**Exercise directions**:
Wherever "this" appears in a line, copy that line.

**Data supplied**:
☆ ☆ ☆ ☆ ☆ ☆ ☆
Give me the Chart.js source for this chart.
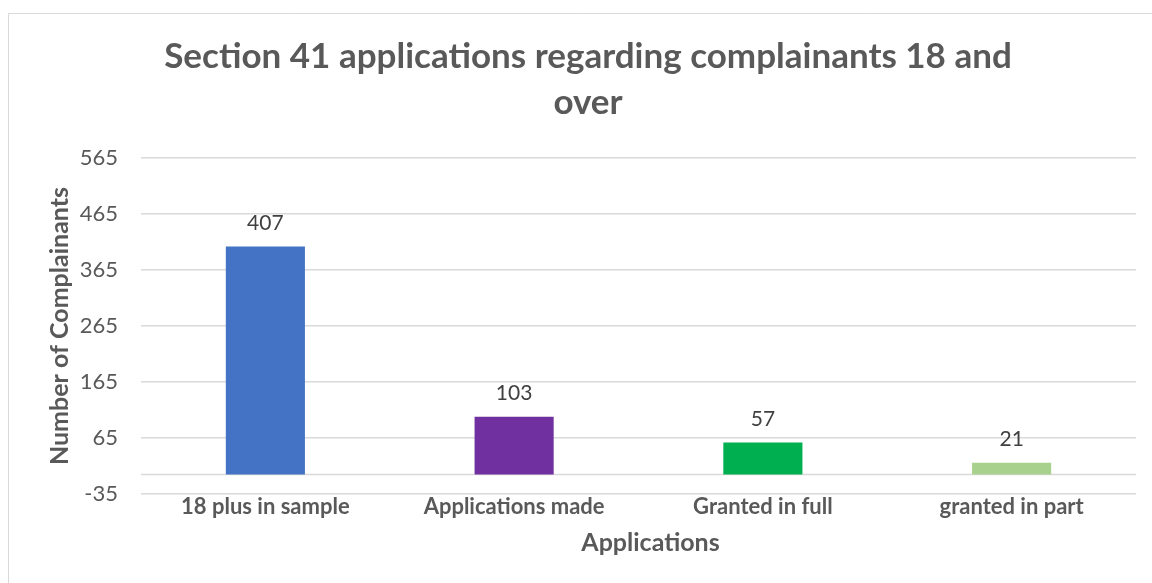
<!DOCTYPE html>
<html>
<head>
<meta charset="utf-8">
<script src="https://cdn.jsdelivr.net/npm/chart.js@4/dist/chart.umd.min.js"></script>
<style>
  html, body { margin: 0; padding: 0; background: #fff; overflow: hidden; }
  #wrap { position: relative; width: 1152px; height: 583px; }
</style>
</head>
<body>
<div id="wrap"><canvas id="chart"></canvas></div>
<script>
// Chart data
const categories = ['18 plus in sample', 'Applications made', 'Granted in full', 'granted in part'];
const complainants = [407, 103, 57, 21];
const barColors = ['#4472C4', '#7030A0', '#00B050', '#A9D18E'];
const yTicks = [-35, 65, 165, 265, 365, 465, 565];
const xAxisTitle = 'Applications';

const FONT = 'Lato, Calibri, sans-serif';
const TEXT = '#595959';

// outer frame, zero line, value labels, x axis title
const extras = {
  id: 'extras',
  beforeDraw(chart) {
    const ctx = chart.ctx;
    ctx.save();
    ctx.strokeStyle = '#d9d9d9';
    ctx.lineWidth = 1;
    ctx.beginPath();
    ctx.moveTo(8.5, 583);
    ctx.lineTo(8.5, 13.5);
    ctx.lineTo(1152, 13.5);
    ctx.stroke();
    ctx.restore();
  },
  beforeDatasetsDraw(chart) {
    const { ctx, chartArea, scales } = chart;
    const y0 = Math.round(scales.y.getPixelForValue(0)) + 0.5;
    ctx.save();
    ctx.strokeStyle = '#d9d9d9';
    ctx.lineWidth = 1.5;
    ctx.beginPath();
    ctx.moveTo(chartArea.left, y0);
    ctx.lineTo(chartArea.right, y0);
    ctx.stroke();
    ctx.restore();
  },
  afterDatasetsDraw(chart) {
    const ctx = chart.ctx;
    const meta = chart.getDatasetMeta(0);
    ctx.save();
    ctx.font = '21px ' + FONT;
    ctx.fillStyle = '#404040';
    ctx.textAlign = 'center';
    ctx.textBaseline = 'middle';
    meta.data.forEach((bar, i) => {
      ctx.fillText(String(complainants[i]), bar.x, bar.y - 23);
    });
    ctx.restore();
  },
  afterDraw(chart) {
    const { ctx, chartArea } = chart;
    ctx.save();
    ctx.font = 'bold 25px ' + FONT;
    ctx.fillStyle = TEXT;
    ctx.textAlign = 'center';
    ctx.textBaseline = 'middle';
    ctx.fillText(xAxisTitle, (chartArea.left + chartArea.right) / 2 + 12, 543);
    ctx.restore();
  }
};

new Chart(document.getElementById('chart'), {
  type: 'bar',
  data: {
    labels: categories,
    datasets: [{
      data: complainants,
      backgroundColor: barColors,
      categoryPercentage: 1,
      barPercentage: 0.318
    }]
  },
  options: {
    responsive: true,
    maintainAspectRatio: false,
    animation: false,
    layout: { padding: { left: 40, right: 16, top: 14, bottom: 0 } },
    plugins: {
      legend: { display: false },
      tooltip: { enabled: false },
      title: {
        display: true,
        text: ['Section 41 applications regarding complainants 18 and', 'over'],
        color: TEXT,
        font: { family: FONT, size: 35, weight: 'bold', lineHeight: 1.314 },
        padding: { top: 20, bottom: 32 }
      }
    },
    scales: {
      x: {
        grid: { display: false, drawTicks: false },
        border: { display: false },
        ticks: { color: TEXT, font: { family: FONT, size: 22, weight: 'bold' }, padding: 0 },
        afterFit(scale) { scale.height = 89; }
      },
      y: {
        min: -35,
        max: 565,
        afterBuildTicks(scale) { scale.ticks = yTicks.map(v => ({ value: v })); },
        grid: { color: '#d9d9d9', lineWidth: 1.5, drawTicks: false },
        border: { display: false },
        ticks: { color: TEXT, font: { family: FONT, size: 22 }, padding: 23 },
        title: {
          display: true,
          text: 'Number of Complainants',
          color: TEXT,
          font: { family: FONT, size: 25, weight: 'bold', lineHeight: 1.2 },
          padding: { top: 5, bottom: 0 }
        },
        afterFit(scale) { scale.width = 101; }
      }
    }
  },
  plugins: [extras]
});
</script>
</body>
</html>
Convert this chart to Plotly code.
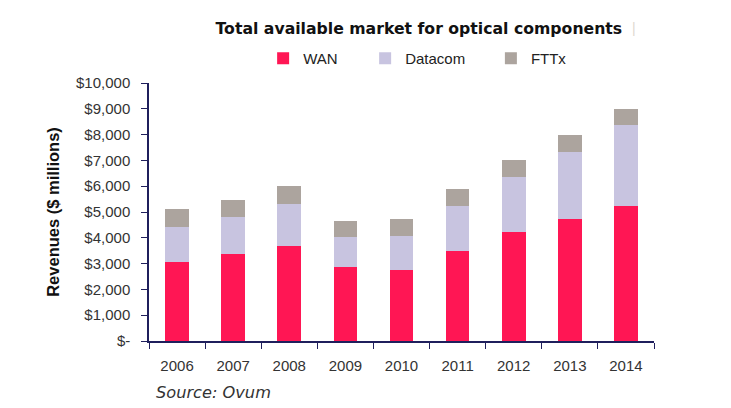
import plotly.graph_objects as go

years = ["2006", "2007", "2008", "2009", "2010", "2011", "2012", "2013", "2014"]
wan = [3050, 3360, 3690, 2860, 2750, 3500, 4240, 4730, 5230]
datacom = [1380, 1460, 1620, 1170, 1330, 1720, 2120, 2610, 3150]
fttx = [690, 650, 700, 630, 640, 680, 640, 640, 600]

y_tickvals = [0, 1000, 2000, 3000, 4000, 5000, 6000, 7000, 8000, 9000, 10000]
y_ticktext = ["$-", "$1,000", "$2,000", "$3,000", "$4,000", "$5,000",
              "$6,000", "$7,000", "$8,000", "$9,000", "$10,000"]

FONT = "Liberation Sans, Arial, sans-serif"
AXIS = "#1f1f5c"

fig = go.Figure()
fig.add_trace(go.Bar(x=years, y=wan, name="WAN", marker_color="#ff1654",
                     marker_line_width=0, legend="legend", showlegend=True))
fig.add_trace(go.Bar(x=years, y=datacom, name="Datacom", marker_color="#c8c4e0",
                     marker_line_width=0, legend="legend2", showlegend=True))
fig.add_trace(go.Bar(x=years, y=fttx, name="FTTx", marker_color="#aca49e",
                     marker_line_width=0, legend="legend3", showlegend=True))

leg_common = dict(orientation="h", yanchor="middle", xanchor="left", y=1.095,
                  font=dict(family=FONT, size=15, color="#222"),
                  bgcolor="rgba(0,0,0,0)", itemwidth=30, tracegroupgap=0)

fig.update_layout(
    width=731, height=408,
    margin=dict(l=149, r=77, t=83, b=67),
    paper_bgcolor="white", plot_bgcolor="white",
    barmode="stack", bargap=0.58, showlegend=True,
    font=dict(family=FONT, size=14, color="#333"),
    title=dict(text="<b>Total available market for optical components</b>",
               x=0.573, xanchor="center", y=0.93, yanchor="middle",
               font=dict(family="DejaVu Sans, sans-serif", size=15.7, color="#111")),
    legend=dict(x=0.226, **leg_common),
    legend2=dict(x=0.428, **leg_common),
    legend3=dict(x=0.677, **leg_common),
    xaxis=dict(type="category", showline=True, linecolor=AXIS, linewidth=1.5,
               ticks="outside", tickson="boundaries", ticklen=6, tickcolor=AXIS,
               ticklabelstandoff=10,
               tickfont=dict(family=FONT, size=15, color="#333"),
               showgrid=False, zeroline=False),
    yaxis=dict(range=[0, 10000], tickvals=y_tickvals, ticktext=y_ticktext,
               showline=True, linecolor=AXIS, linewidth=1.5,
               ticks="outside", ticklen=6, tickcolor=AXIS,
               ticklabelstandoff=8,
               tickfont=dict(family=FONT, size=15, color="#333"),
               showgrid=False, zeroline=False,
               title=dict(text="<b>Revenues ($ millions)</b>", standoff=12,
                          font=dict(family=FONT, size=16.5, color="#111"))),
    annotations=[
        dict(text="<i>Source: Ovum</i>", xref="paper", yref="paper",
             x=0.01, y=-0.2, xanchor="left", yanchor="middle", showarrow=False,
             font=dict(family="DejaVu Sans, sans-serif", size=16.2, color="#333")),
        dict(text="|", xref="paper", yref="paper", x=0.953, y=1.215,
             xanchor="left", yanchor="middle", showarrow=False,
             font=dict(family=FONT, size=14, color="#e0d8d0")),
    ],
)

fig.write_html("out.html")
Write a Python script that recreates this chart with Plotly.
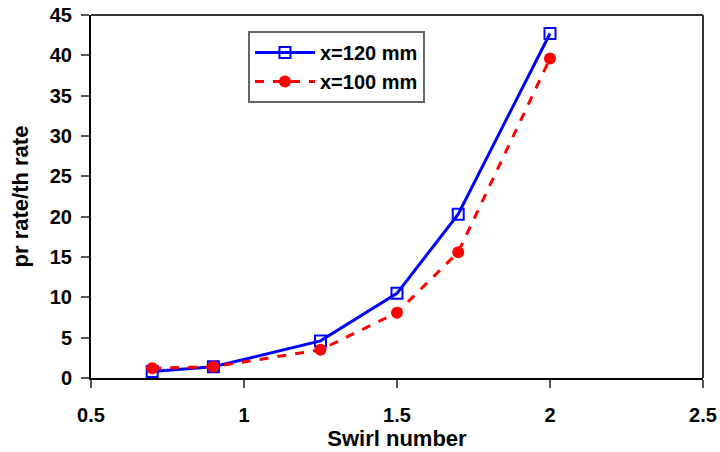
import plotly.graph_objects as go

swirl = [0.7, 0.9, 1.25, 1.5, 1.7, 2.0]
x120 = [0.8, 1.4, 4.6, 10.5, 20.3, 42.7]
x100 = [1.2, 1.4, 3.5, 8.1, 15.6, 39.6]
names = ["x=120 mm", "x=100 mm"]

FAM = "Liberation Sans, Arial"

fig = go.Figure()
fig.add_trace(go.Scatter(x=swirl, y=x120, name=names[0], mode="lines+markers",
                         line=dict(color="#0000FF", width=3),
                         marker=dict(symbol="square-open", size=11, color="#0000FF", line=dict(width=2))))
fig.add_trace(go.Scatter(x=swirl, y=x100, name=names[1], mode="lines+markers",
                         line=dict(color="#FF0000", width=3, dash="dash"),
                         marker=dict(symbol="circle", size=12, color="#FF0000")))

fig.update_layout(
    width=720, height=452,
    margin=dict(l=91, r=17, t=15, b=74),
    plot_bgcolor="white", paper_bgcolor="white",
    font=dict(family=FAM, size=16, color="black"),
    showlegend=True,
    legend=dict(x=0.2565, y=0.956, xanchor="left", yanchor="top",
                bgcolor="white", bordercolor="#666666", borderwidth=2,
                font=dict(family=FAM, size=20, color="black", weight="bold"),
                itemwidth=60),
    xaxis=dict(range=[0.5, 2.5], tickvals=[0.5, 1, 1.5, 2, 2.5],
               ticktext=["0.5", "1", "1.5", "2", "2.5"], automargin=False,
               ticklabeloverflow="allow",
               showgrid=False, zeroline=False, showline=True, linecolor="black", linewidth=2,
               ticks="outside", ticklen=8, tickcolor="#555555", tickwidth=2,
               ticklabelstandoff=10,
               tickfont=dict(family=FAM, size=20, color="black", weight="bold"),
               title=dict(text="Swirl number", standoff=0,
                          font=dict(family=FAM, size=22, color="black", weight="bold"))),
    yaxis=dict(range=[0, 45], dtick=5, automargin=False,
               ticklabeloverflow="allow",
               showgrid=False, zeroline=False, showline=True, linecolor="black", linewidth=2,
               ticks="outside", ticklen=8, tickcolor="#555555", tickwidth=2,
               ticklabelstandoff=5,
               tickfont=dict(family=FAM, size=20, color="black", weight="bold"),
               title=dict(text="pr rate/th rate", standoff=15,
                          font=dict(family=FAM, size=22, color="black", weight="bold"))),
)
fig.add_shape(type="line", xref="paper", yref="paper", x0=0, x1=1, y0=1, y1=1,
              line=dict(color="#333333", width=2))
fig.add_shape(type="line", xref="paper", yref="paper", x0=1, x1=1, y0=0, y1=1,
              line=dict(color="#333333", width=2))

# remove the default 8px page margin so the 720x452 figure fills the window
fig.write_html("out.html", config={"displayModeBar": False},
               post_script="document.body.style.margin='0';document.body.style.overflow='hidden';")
☆ ☆ ☆ ☆ ☆ ☆ ☆
**Full answer**:
Give me the Chart.js source for this chart.
Convert this chart to Plotly code.
Write a Python script that recreates this chart with Plotly.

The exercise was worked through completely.